Given problem: Set down the data below without change, skipping the pictures it holds.
################
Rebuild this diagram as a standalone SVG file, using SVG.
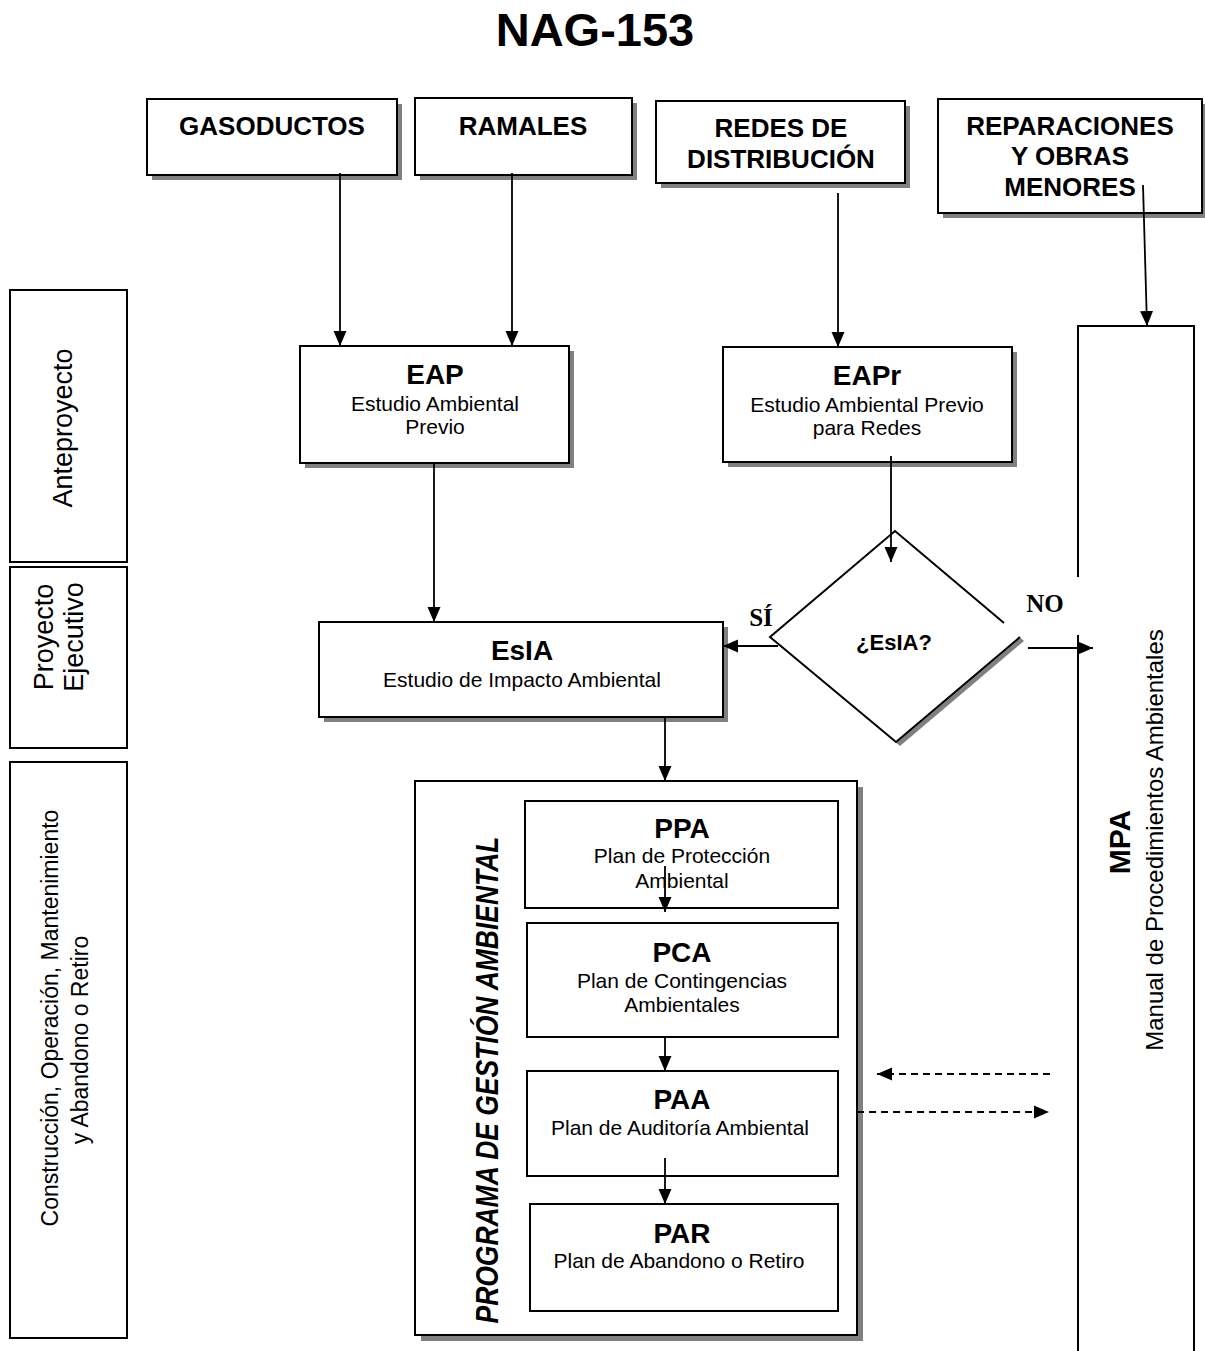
<svg xmlns="http://www.w3.org/2000/svg" width="1205" height="1351" viewBox="0 0 1205 1351">
<style>
.box{fill:#fff;stroke:#000;stroke-width:2}
.sh{fill:#808080}
.t{font-family:"Liberation Sans",Arial,sans-serif;fill:#000;text-anchor:middle}
.b{font-weight:bold}
.s{font-family:"Liberation Serif","Times New Roman",serif;font-weight:bold;fill:#000;text-anchor:middle}
.c{stroke:#000;stroke-width:1.8;fill:none}
.d{stroke-dasharray:7 5}
</style>
<defs>
<marker id="a" markerUnits="userSpaceOnUse" markerWidth="16" markerHeight="14" refX="15" refY="7" orient="auto"><path d="M0,0.5 L15,7 L0,13.5 z" fill="#000"/></marker>
</defs>
<rect width="1205" height="1351" fill="#fff"/>
<text id="title" x="595" y="46" class="t b" font-size="47">NAG-153</text>

<g id="gasoductos"><rect class="sh" x="152" y="104" width="250" height="76"/><rect class="box" x="147" y="99" width="250" height="76"/><text class="t b" x="272" y="135" font-size="26">GASODUCTOS</text></g>
<g id="ramales"><rect class="sh" x="420" y="103" width="217" height="77"/><rect class="box" x="415" y="98" width="217" height="77"/><text class="t b" x="523" y="135" font-size="26">RAMALES</text></g>
<g id="redes"><rect class="sh" x="661" y="106" width="249" height="82"/><rect class="box" x="656" y="101" width="249" height="82"/><text class="t b" x="781" y="137" font-size="26">REDES DE</text><text class="t b" x="781" y="168" font-size="26">DISTRIBUCIÓN</text></g>
<g id="reparaciones"><rect class="sh" x="943" y="104" width="264" height="114"/><rect class="box" x="938" y="99" width="264" height="114"/><text class="t b" x="1070" y="135" font-size="26">REPARACIONES</text><text class="t b" x="1070" y="165" font-size="26">Y OBRAS</text><text class="t b" x="1070" y="196" font-size="26">MENORES</text></g>

<g id="anteproyecto"><rect class="box" x="10" y="290" width="117" height="272"/><text class="t" font-size="27" transform="translate(72,428) rotate(-90)">Anteproyecto</text></g>
<g id="proyecto-ejecutivo"><rect class="box" x="10" y="567" width="117" height="181"/><text class="t" font-size="27" transform="translate(53,637) rotate(-90)">Proyecto</text><text class="t" font-size="27" transform="translate(83,637) rotate(-90)">Ejecutivo</text></g>
<g id="construccion"><rect class="box" x="10" y="762" width="117" height="576"/><text class="t" font-size="23" transform="translate(58,1018) rotate(-90)">Construcción, Operación, Mantenimiento</text><text class="t" font-size="23" transform="translate(88,1040) rotate(-90)">y Abandono o Retiro</text></g>

<g id="eap"><rect class="sh" x="305" y="351" width="269" height="117"/><rect class="box" x="300" y="346" width="269" height="117"/><text class="t b" x="435" y="384" font-size="28">EAP</text><text class="t" x="435" y="411" font-size="21">Estudio Ambiental</text><text class="t" x="435" y="434" font-size="21">Previo</text></g>
<g id="eapr"><rect class="sh" x="728" y="352" width="289" height="115"/><rect class="box" x="723" y="347" width="289" height="115"/><text class="t b" x="867" y="385" font-size="28">EAPr</text><text class="t" x="867" y="412" font-size="21">Estudio Ambiental Previo</text><text class="t" x="867" y="435" font-size="21">para Redes</text></g>

<g id="decision"><polygon class="sh" points="899,535 1024,641 900,746 774,641"/><polygon points="895,531 1020,637 896,742 770,637" fill="#fff"/><path d="M1004,623 L895,531 L770,637 L896,742 L1020,637" fill="none" stroke="#000" stroke-width="2"/><text class="t b" x="894" y="650" font-size="22">¿EsIA?</text></g>

<g id="esia"><rect class="sh" x="324" y="627" width="404" height="95"/><rect class="box" x="319" y="622" width="404" height="95"/><text class="t b" x="522" y="660" font-size="28">EsIA</text><text class="t" x="522" y="687" font-size="21">Estudio de Impacto Ambiental</text></g>

<g id="mpa"><rect x="1078" y="326" width="116" height="1040" fill="#fff"/><path d="M1078,577 V326 H1194 V1360 M1078,635 V1360" fill="none" stroke="#000" stroke-width="2"/><text class="t b" font-size="30" transform="translate(1130,842) rotate(-90)">MPA</text><text class="t" font-size="24" transform="translate(1163,840) rotate(-90)">Manual de Procedimientos Ambientales</text></g>

<g id="pga"><rect class="sh" x="421" y="787" width="442" height="554"/><rect class="box" x="415" y="781" width="442" height="554"/><text class="t b" font-size="31" font-style="italic" textLength="487" lengthAdjust="spacingAndGlyphs" transform="translate(498,1080) rotate(-90)">PROGRAMA DE GESTIÓN AMBIENTAL</text></g>
<g id="ppa"><rect class="box" x="525" y="801" width="313" height="107"/><text class="t b" x="682" y="838" font-size="28">PPA</text><text class="t" x="682" y="863" font-size="21">Plan de Protección</text><text class="t" x="682" y="888" font-size="21">Ambiental</text></g>
<g id="pca"><rect class="box" x="527" y="923" width="311" height="114"/><text class="t b" x="682" y="962" font-size="28">PCA</text><text class="t" x="682" y="988" font-size="21">Plan de Contingencias</text><text class="t" x="682" y="1012" font-size="21">Ambientales</text></g>
<g id="paa"><rect class="box" x="527" y="1071" width="311" height="105"/><text class="t b" x="682" y="1109" font-size="28">PAA</text><text class="t" x="680" y="1135" font-size="21">Plan de Auditoría Ambiental</text></g>
<g id="par"><rect class="box" x="530" y="1204" width="308" height="107"/><text class="t b" x="682" y="1243" font-size="28">PAR</text><text class="t" x="679" y="1268" font-size="21">Plan de Abandono o Retiro</text></g>

<g id="connectors">
<line class="c" x1="340" y1="173" x2="340" y2="346" marker-end="url(#a)"/>
<line class="c" x1="512" y1="173" x2="512" y2="346" marker-end="url(#a)"/>
<line class="c" x1="838" y1="193" x2="838" y2="347" marker-end="url(#a)"/>
<line class="c" x1="1143" y1="185" x2="1147" y2="326" marker-end="url(#a)"/>
<line class="c" x1="434" y1="463" x2="434" y2="622" marker-end="url(#a)"/>
<line class="c" x1="891" y1="456" x2="891" y2="562" marker-end="url(#a)"/>
<line class="c" x1="778" y1="646" x2="723" y2="646" marker-end="url(#a)"/>
<line class="c" x1="1028" y1="648" x2="1093" y2="648" marker-end="url(#a)"/>
<line class="c" x1="665" y1="717" x2="665" y2="781" marker-end="url(#a)"/>
<line class="c" x1="665" y1="866" x2="665" y2="912" marker-end="url(#a)"/>
<line class="c" x1="665" y1="1037" x2="665" y2="1071" marker-end="url(#a)"/>
<line class="c" x1="665" y1="1158" x2="665" y2="1204" marker-end="url(#a)"/>
<line class="c d" x1="1050" y1="1074" x2="877" y2="1074" marker-end="url(#a)"/>
<line class="c d" x1="857" y1="1112" x2="1049" y2="1112" marker-end="url(#a)"/>
<text class="s" x="761" y="626" font-size="25">SÍ</text>
<text class="s" x="1045" y="612" font-size="25">NO</text>
</g>
</svg>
################
Reply to the task:
Rebuild this diagram as a standalone SVG file, using SVG.
<svg xmlns="http://www.w3.org/2000/svg" width="1205" height="1351" viewBox="0 0 1205 1351">
<style>
.box{fill:#fff;stroke:#000;stroke-width:2}
.sh{fill:#808080}
.t{font-family:"Liberation Sans",Arial,sans-serif;fill:#000;text-anchor:middle}
.b{font-weight:bold}
.s{font-family:"Liberation Serif","Times New Roman",serif;font-weight:bold;fill:#000;text-anchor:middle}
.c{stroke:#000;stroke-width:1.8;fill:none}
.d{stroke-dasharray:7 5}
</style>
<defs>
<marker id="a" markerUnits="userSpaceOnUse" markerWidth="16" markerHeight="14" refX="15" refY="7" orient="auto"><path d="M0,0.5 L15,7 L0,13.5 z" fill="#000"/></marker>
</defs>
<rect width="1205" height="1351" fill="#fff"/>
<text id="title" x="595" y="46" class="t b" font-size="47">NAG-153</text>

<g id="gasoductos"><rect class="sh" x="152" y="104" width="250" height="76"/><rect class="box" x="147" y="99" width="250" height="76"/><text class="t b" x="272" y="135" font-size="26">GASODUCTOS</text></g>
<g id="ramales"><rect class="sh" x="420" y="103" width="217" height="77"/><rect class="box" x="415" y="98" width="217" height="77"/><text class="t b" x="523" y="135" font-size="26">RAMALES</text></g>
<g id="redes"><rect class="sh" x="661" y="106" width="249" height="82"/><rect class="box" x="656" y="101" width="249" height="82"/><text class="t b" x="781" y="137" font-size="26">REDES DE</text><text class="t b" x="781" y="168" font-size="26">DISTRIBUCIÓN</text></g>
<g id="reparaciones"><rect class="sh" x="943" y="104" width="264" height="114"/><rect class="box" x="938" y="99" width="264" height="114"/><text class="t b" x="1070" y="135" font-size="26">REPARACIONES</text><text class="t b" x="1070" y="165" font-size="26">Y OBRAS</text><text class="t b" x="1070" y="196" font-size="26">MENORES</text></g>

<g id="anteproyecto"><rect class="box" x="10" y="290" width="117" height="272"/><text class="t" font-size="27" transform="translate(72,428) rotate(-90)">Anteproyecto</text></g>
<g id="proyecto-ejecutivo"><rect class="box" x="10" y="567" width="117" height="181"/><text class="t" font-size="27" transform="translate(53,637) rotate(-90)">Proyecto</text><text class="t" font-size="27" transform="translate(83,637) rotate(-90)">Ejecutivo</text></g>
<g id="construccion"><rect class="box" x="10" y="762" width="117" height="576"/><text class="t" font-size="23" transform="translate(58,1018) rotate(-90)">Construcción, Operación, Mantenimiento</text><text class="t" font-size="23" transform="translate(88,1040) rotate(-90)">y Abandono o Retiro</text></g>

<g id="eap"><rect class="sh" x="305" y="351" width="269" height="117"/><rect class="box" x="300" y="346" width="269" height="117"/><text class="t b" x="435" y="384" font-size="28">EAP</text><text class="t" x="435" y="411" font-size="21">Estudio Ambiental</text><text class="t" x="435" y="434" font-size="21">Previo</text></g>
<g id="eapr"><rect class="sh" x="728" y="352" width="289" height="115"/><rect class="box" x="723" y="347" width="289" height="115"/><text class="t b" x="867" y="385" font-size="28">EAPr</text><text class="t" x="867" y="412" font-size="21">Estudio Ambiental Previo</text><text class="t" x="867" y="435" font-size="21">para Redes</text></g>

<g id="decision"><polygon class="sh" points="899,535 1024,641 900,746 774,641"/><polygon points="895,531 1020,637 896,742 770,637" fill="#fff"/><path d="M1004,623 L895,531 L770,637 L896,742 L1020,637" fill="none" stroke="#000" stroke-width="2"/><text class="t b" x="894" y="650" font-size="22">¿EsIA?</text></g>

<g id="esia"><rect class="sh" x="324" y="627" width="404" height="95"/><rect class="box" x="319" y="622" width="404" height="95"/><text class="t b" x="522" y="660" font-size="28">EsIA</text><text class="t" x="522" y="687" font-size="21">Estudio de Impacto Ambiental</text></g>

<g id="mpa"><rect x="1078" y="326" width="116" height="1040" fill="#fff"/><path d="M1078,577 V326 H1194 V1360 M1078,635 V1360" fill="none" stroke="#000" stroke-width="2"/><text class="t b" font-size="30" transform="translate(1130,842) rotate(-90)">MPA</text><text class="t" font-size="24" transform="translate(1163,840) rotate(-90)">Manual de Procedimientos Ambientales</text></g>

<g id="pga"><rect class="sh" x="421" y="787" width="442" height="554"/><rect class="box" x="415" y="781" width="442" height="554"/><text class="t b" font-size="31" font-style="italic" textLength="487" lengthAdjust="spacingAndGlyphs" transform="translate(498,1080) rotate(-90)">PROGRAMA DE GESTIÓN AMBIENTAL</text></g>
<g id="ppa"><rect class="box" x="525" y="801" width="313" height="107"/><text class="t b" x="682" y="838" font-size="28">PPA</text><text class="t" x="682" y="863" font-size="21">Plan de Protección</text><text class="t" x="682" y="888" font-size="21">Ambiental</text></g>
<g id="pca"><rect class="box" x="527" y="923" width="311" height="114"/><text class="t b" x="682" y="962" font-size="28">PCA</text><text class="t" x="682" y="988" font-size="21">Plan de Contingencias</text><text class="t" x="682" y="1012" font-size="21">Ambientales</text></g>
<g id="paa"><rect class="box" x="527" y="1071" width="311" height="105"/><text class="t b" x="682" y="1109" font-size="28">PAA</text><text class="t" x="680" y="1135" font-size="21">Plan de Auditoría Ambiental</text></g>
<g id="par"><rect class="box" x="530" y="1204" width="308" height="107"/><text class="t b" x="682" y="1243" font-size="28">PAR</text><text class="t" x="679" y="1268" font-size="21">Plan de Abandono o Retiro</text></g>

<g id="connectors">
<line class="c" x1="340" y1="173" x2="340" y2="346" marker-end="url(#a)"/>
<line class="c" x1="512" y1="173" x2="512" y2="346" marker-end="url(#a)"/>
<line class="c" x1="838" y1="193" x2="838" y2="347" marker-end="url(#a)"/>
<line class="c" x1="1143" y1="185" x2="1147" y2="326" marker-end="url(#a)"/>
<line class="c" x1="434" y1="463" x2="434" y2="622" marker-end="url(#a)"/>
<line class="c" x1="891" y1="456" x2="891" y2="562" marker-end="url(#a)"/>
<line class="c" x1="778" y1="646" x2="723" y2="646" marker-end="url(#a)"/>
<line class="c" x1="1028" y1="648" x2="1093" y2="648" marker-end="url(#a)"/>
<line class="c" x1="665" y1="717" x2="665" y2="781" marker-end="url(#a)"/>
<line class="c" x1="665" y1="866" x2="665" y2="912" marker-end="url(#a)"/>
<line class="c" x1="665" y1="1037" x2="665" y2="1071" marker-end="url(#a)"/>
<line class="c" x1="665" y1="1158" x2="665" y2="1204" marker-end="url(#a)"/>
<line class="c d" x1="1050" y1="1074" x2="877" y2="1074" marker-end="url(#a)"/>
<line class="c d" x1="857" y1="1112" x2="1049" y2="1112" marker-end="url(#a)"/>
<text class="s" x="761" y="626" font-size="25">SÍ</text>
<text class="s" x="1045" y="612" font-size="25">NO</text>
</g>
</svg>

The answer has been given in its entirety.